Stated problem: Quote, verbatim, all material below, without pictures.

• • • • • • •

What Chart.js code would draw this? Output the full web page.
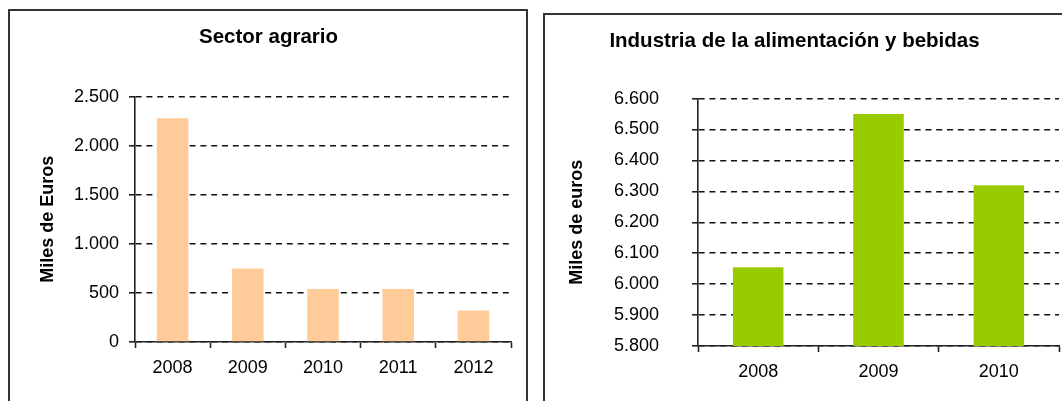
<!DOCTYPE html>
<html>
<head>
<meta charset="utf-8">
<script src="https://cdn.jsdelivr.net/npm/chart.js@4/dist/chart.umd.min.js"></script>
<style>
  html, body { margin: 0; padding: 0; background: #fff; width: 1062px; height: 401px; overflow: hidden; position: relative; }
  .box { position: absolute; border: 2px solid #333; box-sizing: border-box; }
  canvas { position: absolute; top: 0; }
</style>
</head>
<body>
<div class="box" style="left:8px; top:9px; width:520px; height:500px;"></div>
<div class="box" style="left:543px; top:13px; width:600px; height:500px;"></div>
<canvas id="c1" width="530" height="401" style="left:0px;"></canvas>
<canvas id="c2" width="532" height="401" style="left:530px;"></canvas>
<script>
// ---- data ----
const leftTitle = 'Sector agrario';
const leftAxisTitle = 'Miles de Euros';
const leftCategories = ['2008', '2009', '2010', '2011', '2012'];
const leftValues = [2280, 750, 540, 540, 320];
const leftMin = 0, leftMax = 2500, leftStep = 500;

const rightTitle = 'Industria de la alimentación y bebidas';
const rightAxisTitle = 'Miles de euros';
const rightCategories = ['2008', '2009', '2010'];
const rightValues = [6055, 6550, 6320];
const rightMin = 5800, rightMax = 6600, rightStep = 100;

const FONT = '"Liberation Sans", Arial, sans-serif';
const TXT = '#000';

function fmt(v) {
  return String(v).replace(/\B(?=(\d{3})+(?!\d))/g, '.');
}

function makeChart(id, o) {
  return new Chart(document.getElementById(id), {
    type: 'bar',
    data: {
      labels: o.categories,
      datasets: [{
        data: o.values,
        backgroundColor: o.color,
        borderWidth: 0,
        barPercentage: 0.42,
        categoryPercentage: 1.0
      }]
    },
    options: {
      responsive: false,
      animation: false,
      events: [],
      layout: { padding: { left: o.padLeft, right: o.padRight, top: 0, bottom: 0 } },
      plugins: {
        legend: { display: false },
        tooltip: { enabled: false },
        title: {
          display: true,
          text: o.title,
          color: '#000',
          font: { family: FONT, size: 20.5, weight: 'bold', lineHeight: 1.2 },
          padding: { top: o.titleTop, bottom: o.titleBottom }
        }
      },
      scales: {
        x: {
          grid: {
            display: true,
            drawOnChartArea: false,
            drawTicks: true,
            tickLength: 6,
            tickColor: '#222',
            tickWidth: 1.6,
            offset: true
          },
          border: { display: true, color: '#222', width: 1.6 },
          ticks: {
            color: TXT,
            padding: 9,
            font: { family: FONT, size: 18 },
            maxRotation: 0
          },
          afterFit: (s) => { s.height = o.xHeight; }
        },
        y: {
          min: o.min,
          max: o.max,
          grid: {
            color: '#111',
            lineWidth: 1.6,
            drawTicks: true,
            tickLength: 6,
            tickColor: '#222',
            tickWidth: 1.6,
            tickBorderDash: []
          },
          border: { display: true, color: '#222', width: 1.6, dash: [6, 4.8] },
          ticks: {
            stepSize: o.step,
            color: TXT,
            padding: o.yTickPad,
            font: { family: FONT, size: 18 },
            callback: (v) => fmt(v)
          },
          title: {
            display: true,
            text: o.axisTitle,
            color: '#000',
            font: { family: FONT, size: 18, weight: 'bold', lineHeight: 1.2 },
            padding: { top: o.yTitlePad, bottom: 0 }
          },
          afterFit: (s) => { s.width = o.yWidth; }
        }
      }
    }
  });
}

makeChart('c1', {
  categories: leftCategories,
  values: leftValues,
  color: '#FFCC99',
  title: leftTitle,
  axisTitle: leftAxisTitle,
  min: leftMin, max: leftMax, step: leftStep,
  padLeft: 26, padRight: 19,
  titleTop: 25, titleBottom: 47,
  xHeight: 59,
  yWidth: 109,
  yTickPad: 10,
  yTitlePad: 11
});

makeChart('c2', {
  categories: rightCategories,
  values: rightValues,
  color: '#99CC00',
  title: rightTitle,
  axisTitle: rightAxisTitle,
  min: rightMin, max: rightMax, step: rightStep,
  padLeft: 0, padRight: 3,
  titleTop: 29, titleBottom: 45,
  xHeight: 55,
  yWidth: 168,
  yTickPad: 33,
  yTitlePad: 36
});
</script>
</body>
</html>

• • • • • • •

Problem solution:
What Chart.js code would draw this? Output the full web page.
<!DOCTYPE html>
<html>
<head>
<meta charset="utf-8">
<script src="https://cdn.jsdelivr.net/npm/chart.js@4/dist/chart.umd.min.js"></script>
<style>
  html, body { margin: 0; padding: 0; background: #fff; width: 1062px; height: 401px; overflow: hidden; position: relative; }
  .box { position: absolute; border: 2px solid #333; box-sizing: border-box; }
  canvas { position: absolute; top: 0; }
</style>
</head>
<body>
<div class="box" style="left:8px; top:9px; width:520px; height:500px;"></div>
<div class="box" style="left:543px; top:13px; width:600px; height:500px;"></div>
<canvas id="c1" width="530" height="401" style="left:0px;"></canvas>
<canvas id="c2" width="532" height="401" style="left:530px;"></canvas>
<script>
// ---- data ----
const leftTitle = 'Sector agrario';
const leftAxisTitle = 'Miles de Euros';
const leftCategories = ['2008', '2009', '2010', '2011', '2012'];
const leftValues = [2280, 750, 540, 540, 320];
const leftMin = 0, leftMax = 2500, leftStep = 500;

const rightTitle = 'Industria de la alimentación y bebidas';
const rightAxisTitle = 'Miles de euros';
const rightCategories = ['2008', '2009', '2010'];
const rightValues = [6055, 6550, 6320];
const rightMin = 5800, rightMax = 6600, rightStep = 100;

const FONT = '"Liberation Sans", Arial, sans-serif';
const TXT = '#000';

function fmt(v) {
  return String(v).replace(/\B(?=(\d{3})+(?!\d))/g, '.');
}

function makeChart(id, o) {
  return new Chart(document.getElementById(id), {
    type: 'bar',
    data: {
      labels: o.categories,
      datasets: [{
        data: o.values,
        backgroundColor: o.color,
        borderWidth: 0,
        barPercentage: 0.42,
        categoryPercentage: 1.0
      }]
    },
    options: {
      responsive: false,
      animation: false,
      events: [],
      layout: { padding: { left: o.padLeft, right: o.padRight, top: 0, bottom: 0 } },
      plugins: {
        legend: { display: false },
        tooltip: { enabled: false },
        title: {
          display: true,
          text: o.title,
          color: '#000',
          font: { family: FONT, size: 20.5, weight: 'bold', lineHeight: 1.2 },
          padding: { top: o.titleTop, bottom: o.titleBottom }
        }
      },
      scales: {
        x: {
          grid: {
            display: true,
            drawOnChartArea: false,
            drawTicks: true,
            tickLength: 6,
            tickColor: '#222',
            tickWidth: 1.6,
            offset: true
          },
          border: { display: true, color: '#222', width: 1.6 },
          ticks: {
            color: TXT,
            padding: 9,
            font: { family: FONT, size: 18 },
            maxRotation: 0
          },
          afterFit: (s) => { s.height = o.xHeight; }
        },
        y: {
          min: o.min,
          max: o.max,
          grid: {
            color: '#111',
            lineWidth: 1.6,
            drawTicks: true,
            tickLength: 6,
            tickColor: '#222',
            tickWidth: 1.6,
            tickBorderDash: []
          },
          border: { display: true, color: '#222', width: 1.6, dash: [6, 4.8] },
          ticks: {
            stepSize: o.step,
            color: TXT,
            padding: o.yTickPad,
            font: { family: FONT, size: 18 },
            callback: (v) => fmt(v)
          },
          title: {
            display: true,
            text: o.axisTitle,
            color: '#000',
            font: { family: FONT, size: 18, weight: 'bold', lineHeight: 1.2 },
            padding: { top: o.yTitlePad, bottom: 0 }
          },
          afterFit: (s) => { s.width = o.yWidth; }
        }
      }
    }
  });
}

makeChart('c1', {
  categories: leftCategories,
  values: leftValues,
  color: '#FFCC99',
  title: leftTitle,
  axisTitle: leftAxisTitle,
  min: leftMin, max: leftMax, step: leftStep,
  padLeft: 26, padRight: 19,
  titleTop: 25, titleBottom: 47,
  xHeight: 59,
  yWidth: 109,
  yTickPad: 10,
  yTitlePad: 11
});

makeChart('c2', {
  categories: rightCategories,
  values: rightValues,
  color: '#99CC00',
  title: rightTitle,
  axisTitle: rightAxisTitle,
  min: rightMin, max: rightMax, step: rightStep,
  padLeft: 0, padRight: 3,
  titleTop: 29, titleBottom: 45,
  xHeight: 55,
  yWidth: 168,
  yTickPad: 33,
  yTitlePad: 36
});
</script>
</body>
</html>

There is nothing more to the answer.